Code that draws figures:
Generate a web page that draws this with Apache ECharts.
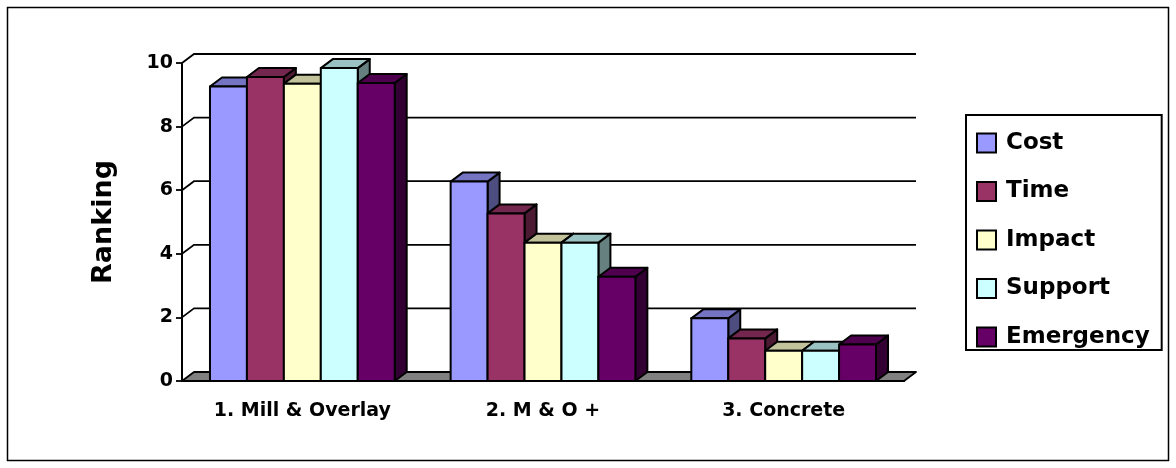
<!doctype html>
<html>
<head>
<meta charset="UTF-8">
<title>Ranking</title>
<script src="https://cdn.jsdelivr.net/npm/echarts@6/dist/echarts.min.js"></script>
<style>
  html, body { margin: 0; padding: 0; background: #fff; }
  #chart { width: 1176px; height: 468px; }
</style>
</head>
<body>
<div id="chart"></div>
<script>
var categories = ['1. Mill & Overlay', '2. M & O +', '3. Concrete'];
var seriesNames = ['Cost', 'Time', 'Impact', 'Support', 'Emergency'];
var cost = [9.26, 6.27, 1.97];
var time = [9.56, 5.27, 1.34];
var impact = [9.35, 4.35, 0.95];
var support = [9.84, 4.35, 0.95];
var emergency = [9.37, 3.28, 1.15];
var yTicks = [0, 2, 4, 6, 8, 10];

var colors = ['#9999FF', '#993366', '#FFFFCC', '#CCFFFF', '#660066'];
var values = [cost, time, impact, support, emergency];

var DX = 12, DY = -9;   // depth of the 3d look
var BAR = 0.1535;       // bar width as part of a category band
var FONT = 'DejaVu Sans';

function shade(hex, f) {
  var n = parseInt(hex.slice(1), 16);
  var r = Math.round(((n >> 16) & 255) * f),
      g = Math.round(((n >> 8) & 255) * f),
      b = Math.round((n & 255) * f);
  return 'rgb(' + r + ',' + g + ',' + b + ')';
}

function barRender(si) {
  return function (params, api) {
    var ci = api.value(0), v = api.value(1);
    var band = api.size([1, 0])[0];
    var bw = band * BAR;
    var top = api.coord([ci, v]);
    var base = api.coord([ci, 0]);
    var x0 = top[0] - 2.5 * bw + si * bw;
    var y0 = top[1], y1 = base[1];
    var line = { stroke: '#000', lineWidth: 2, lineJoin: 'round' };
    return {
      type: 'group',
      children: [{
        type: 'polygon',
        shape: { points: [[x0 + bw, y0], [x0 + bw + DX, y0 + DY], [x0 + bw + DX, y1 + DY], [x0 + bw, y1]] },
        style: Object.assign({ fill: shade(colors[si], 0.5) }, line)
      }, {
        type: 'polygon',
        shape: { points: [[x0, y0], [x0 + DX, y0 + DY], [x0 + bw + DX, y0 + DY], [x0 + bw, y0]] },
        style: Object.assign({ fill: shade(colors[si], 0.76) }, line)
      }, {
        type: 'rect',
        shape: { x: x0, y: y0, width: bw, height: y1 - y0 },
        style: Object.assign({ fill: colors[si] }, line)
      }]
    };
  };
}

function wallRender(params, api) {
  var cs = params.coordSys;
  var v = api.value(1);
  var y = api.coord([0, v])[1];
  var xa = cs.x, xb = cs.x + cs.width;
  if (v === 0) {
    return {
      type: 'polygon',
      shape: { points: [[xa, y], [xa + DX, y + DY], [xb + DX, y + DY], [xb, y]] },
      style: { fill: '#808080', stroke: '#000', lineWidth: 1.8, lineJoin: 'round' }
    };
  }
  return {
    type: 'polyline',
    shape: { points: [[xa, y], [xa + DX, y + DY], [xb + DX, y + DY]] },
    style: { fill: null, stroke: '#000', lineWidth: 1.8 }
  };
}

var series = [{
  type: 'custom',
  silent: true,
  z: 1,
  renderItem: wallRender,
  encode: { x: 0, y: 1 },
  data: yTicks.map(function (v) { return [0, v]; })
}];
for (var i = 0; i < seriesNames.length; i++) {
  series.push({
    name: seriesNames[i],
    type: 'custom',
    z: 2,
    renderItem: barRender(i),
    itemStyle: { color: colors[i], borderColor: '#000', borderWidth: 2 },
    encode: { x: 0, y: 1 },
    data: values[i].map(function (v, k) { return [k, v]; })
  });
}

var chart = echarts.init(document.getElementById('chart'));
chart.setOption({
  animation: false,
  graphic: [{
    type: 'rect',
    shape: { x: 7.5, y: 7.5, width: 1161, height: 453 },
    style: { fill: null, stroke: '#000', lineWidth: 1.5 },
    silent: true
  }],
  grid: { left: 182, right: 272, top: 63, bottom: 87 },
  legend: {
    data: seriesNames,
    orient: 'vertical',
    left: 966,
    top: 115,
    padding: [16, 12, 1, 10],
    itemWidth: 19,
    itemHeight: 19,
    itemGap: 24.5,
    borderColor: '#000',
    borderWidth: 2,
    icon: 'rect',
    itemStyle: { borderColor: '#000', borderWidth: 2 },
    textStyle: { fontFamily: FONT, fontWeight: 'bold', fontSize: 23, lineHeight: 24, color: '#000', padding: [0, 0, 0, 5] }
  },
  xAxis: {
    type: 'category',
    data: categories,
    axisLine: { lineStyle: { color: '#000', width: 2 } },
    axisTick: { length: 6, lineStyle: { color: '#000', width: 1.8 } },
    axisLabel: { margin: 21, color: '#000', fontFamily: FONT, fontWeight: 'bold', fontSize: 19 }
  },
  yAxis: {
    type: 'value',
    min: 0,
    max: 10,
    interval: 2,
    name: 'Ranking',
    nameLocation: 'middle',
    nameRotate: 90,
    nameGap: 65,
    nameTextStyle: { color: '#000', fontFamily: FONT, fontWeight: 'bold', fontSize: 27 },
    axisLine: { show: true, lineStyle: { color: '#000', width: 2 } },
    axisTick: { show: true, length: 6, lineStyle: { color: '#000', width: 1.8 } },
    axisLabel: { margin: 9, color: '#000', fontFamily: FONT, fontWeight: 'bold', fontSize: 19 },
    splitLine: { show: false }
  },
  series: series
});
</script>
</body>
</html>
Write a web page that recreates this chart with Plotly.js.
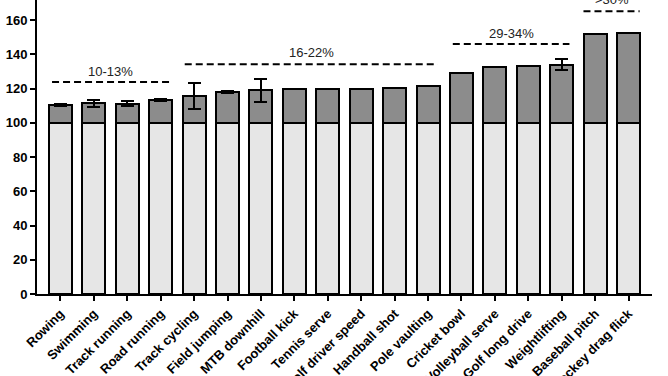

### WHAT IS NEEDED
Output each line exactly; omit every picture.

### RESULT OF THE TASK
Generate a web page that draws this with Apache ECharts.
<!doctype html>
<html>
<head>
<meta charset="UTF-8">
<title>Ranking</title>
<script src="https://cdn.jsdelivr.net/npm/echarts@6/dist/echarts.min.js"></script>
<style>
  html, body { margin: 0; padding: 0; background: #fff; }
  #chart { width: 1176px; height: 468px; }
</style>
</head>
<body>
<div id="chart"></div>
<script>
var categories = ['1. Mill & Overlay', '2. M & O +', '3. Concrete'];
var seriesNames = ['Cost', 'Time', 'Impact', 'Support', 'Emergency'];
var cost = [9.26, 6.27, 1.97];
var time = [9.56, 5.27, 1.34];
var impact = [9.35, 4.35, 0.95];
var support = [9.84, 4.35, 0.95];
var emergency = [9.37, 3.28, 1.15];
var yTicks = [0, 2, 4, 6, 8, 10];

var colors = ['#9999FF', '#993366', '#FFFFCC', '#CCFFFF', '#660066'];
var values = [cost, time, impact, support, emergency];

var DX = 12, DY = -9;   // depth of the 3d look
var BAR = 0.1535;       // bar width as part of a category band
var FONT = 'DejaVu Sans';

function shade(hex, f) {
  var n = parseInt(hex.slice(1), 16);
  var r = Math.round(((n >> 16) & 255) * f),
      g = Math.round(((n >> 8) & 255) * f),
      b = Math.round((n & 255) * f);
  return 'rgb(' + r + ',' + g + ',' + b + ')';
}

function barRender(si) {
  return function (params, api) {
    var ci = api.value(0), v = api.value(1);
    var band = api.size([1, 0])[0];
    var bw = band * BAR;
    var top = api.coord([ci, v]);
    var base = api.coord([ci, 0]);
    var x0 = top[0] - 2.5 * bw + si * bw;
    var y0 = top[1], y1 = base[1];
    var line = { stroke: '#000', lineWidth: 2, lineJoin: 'round' };
    return {
      type: 'group',
      children: [{
        type: 'polygon',
        shape: { points: [[x0 + bw, y0], [x0 + bw + DX, y0 + DY], [x0 + bw + DX, y1 + DY], [x0 + bw, y1]] },
        style: Object.assign({ fill: shade(colors[si], 0.5) }, line)
      }, {
        type: 'polygon',
        shape: { points: [[x0, y0], [x0 + DX, y0 + DY], [x0 + bw + DX, y0 + DY], [x0 + bw, y0]] },
        style: Object.assign({ fill: shade(colors[si], 0.76) }, line)
      }, {
        type: 'rect',
        shape: { x: x0, y: y0, width: bw, height: y1 - y0 },
        style: Object.assign({ fill: colors[si] }, line)
      }]
    };
  };
}

function wallRender(params, api) {
  var cs = params.coordSys;
  var v = api.value(1);
  var y = api.coord([0, v])[1];
  var xa = cs.x, xb = cs.x + cs.width;
  if (v === 0) {
    return {
      type: 'polygon',
      shape: { points: [[xa, y], [xa + DX, y + DY], [xb + DX, y + DY], [xb, y]] },
      style: { fill: '#808080', stroke: '#000', lineWidth: 1.8, lineJoin: 'round' }
    };
  }
  return {
    type: 'polyline',
    shape: { points: [[xa, y], [xa + DX, y + DY], [xb + DX, y + DY]] },
    style: { fill: null, stroke: '#000', lineWidth: 1.8 }
  };
}

var series = [{
  type: 'custom',
  silent: true,
  z: 1,
  renderItem: wallRender,
  encode: { x: 0, y: 1 },
  data: yTicks.map(function (v) { return [0, v]; })
}];
for (var i = 0; i < seriesNames.length; i++) {
  series.push({
    name: seriesNames[i],
    type: 'custom',
    z: 2,
    renderItem: barRender(i),
    itemStyle: { color: colors[i], borderColor: '#000', borderWidth: 2 },
    encode: { x: 0, y: 1 },
    data: values[i].map(function (v, k) { return [k, v]; })
  });
}

var chart = echarts.init(document.getElementById('chart'));
chart.setOption({
  animation: false,
  graphic: [{
    type: 'rect',
    shape: { x: 7.5, y: 7.5, width: 1161, height: 453 },
    style: { fill: null, stroke: '#000', lineWidth: 1.5 },
    silent: true
  }],
  grid: { left: 182, right: 272, top: 63, bottom: 87 },
  legend: {
    data: seriesNames,
    orient: 'vertical',
    left: 966,
    top: 115,
    padding: [16, 12, 1, 10],
    itemWidth: 19,
    itemHeight: 19,
    itemGap: 24.5,
    borderColor: '#000',
    borderWidth: 2,
    icon: 'rect',
    itemStyle: { borderColor: '#000', borderWidth: 2 },
    textStyle: { fontFamily: FONT, fontWeight: 'bold', fontSize: 23, lineHeight: 24, color: '#000', padding: [0, 0, 0, 5] }
  },
  xAxis: {
    type: 'category',
    data: categories,
    axisLine: { lineStyle: { color: '#000', width: 2 } },
    axisTick: { length: 6, lineStyle: { color: '#000', width: 1.8 } },
    axisLabel: { margin: 21, color: '#000', fontFamily: FONT, fontWeight: 'bold', fontSize: 19 }
  },
  yAxis: {
    type: 'value',
    min: 0,
    max: 10,
    interval: 2,
    name: 'Ranking',
    nameLocation: 'middle',
    nameRotate: 90,
    nameGap: 65,
    nameTextStyle: { color: '#000', fontFamily: FONT, fontWeight: 'bold', fontSize: 27 },
    axisLine: { show: true, lineStyle: { color: '#000', width: 2 } },
    axisTick: { show: true, length: 6, lineStyle: { color: '#000', width: 1.8 } },
    axisLabel: { margin: 9, color: '#000', fontFamily: FONT, fontWeight: 'bold', fontSize: 19 },
    splitLine: { show: false }
  },
  series: series
});
</script>
</body>
</html>
Write a web page that recreates this chart with Plotly.js.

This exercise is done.